I find a prayer tree, hidden away in a sitting area that I return to a few times over the week. The tree is unreal, with lovely purple bark and prayer flags dangling from lots of the branches. All along the trunk there are circular ridges, which I would learn are created by woodpeckers knocking holes into the wood to get at the sweet sap underneath. We visit the tree again later in the week and Sukey tells us that it’s a Japanese cherry tree, and that the wood was used in an older Japan to fashion beautiful boxes to mark the birth of special girl children. She also tells us that the prayers are part of a special ceremony for children who have died, and I even see one scrap of paper swinging in the wind with a photograph of an infant. Another prayer hangs from a dead branch, and I wonder what that means for the child in question. The harsh cry of the crow that continually flies around Green Gulch has no answer. There is a bamboo grove adjacent to the prayer tree, too dense to walk through but creating a perfect privacy screen, and I sit on a bench beneath the cherry tree for a long time.

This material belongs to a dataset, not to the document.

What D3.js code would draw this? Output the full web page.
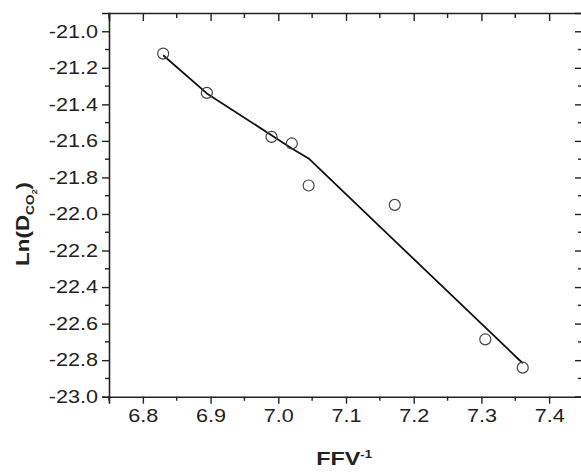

Other areas of the garden are cut off by more traditional Western style hedges, and indeed several circular gardens remind me of more traditional English arrays but dotted here and there with Buddhist prayer shrines. There are so many hidden sit spots to ponder at that I spend much of my night testing them all.
The evening ends with a dharma talk by a woman named Wendy Johnson. She speaks about food, as it is national food awareness month. I find the talk kind of boring, but it is funny to hear so many familiar names in her memories of Green Gulch and of a life spent farming and meditating: Wendell Berry, Humberto Maturana, Masunoba Fukuoka. Many of the figures I’ve studied and respected in the past few years have ties to Green Gulch. Even in the bookstore I find books by Natalie Goldberg, whose Writing Down the Bones I’d finished days before. It seems in some ways like Green Gulch is a place I needed to visit.